Lower income people, particularly in Red States, tend to be *more* socially conservative than UMC people, but this doesn't result in behaviors idealized by wealthy conservatives. e.g., Pro-life attitudes + Christianity = more teen pregnancy, since teens don't use contraception, since planning for sex is sinful, and don't believe in abortion.

If you want to recreate stable blue collar families, then you need blue collar jobs that reasonably support a family. Without that, there simply won't be stable two parent families, no matter what people's values are.

caryatis said...

I don't remember Promises I Can Keep saying that single motherhood was beneficial...just that its cost for poor women unlikely to ever not be poor is much lower than we tend to think, and that it can have a psychologically stabilizing effect, right? But if the women in that study had had the option of getting married to a decent man, or of pursuing education and career before children, they would have been much better off.

Miss Self-Important said...

I'm not Representing Social Conservatism here, just pointing out that happiness is the possible counter-argument against Douthat if you can show that the benefits to social mobility from restricting divorce and abortion are outweighed by the costs to happiness. If unhappy marriages still result in higher social mobility, then we have to ask, is that boost worth it?

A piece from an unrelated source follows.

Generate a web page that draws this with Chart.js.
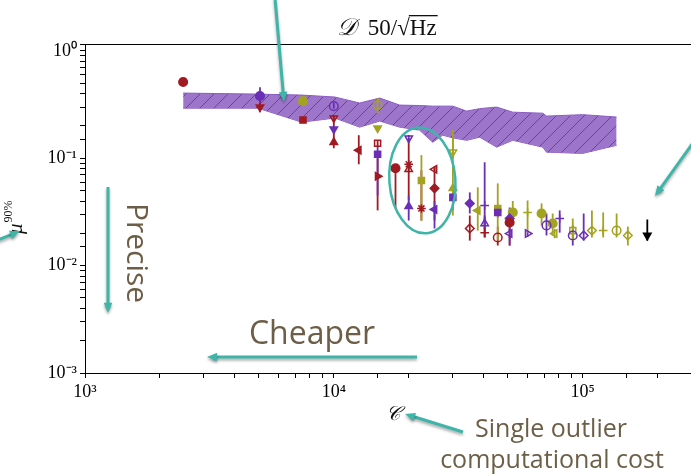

I'm not sure why it matters though whether the happiness is concrete or specific. Maybe gays married to opposite sex partners can be distinguished from straights married to opposite sex partners they simply dislike, but isn't it kind of the same problem of marital incompatibility and thus unhappiness in the end? It seems odd to write off the latter as somehow fluffier and the former as more specific or concrete and therefore more serious(?).

The social conservative point is, I'd think, just the correlation between marriage and mobility. Douthat doesn't claim that the world of restricted divorce and abortion resulted in exclusively happy marriages, but that it resulted in this other good - more social mobility. The marriages themselves may have been as unhappy as any, but they were Good For The Children. My point is that this leaves open the relative value of the trade-offs - is mobility worth more to us than, in effect, personal fulfillment?

Britta said...

IIRC, the data showed that poor single mothers are in absolute terms better off than poor single non-mothers--less likely to be drug addicts, more likely to be employed, and less likely to have a criminal record. It is true that being in a stable marriage with a income-earning partner is better, but that's not really an option for women in these situations, childless or not. That is, that being a single mother is disadvantageous for MC women, but advantageous for very poor women. In any case, this data complicates the argument that for poor women, early motherhood is the cause of poverty, rather than the reverse (i.e. poverty is the cause of early motherhood).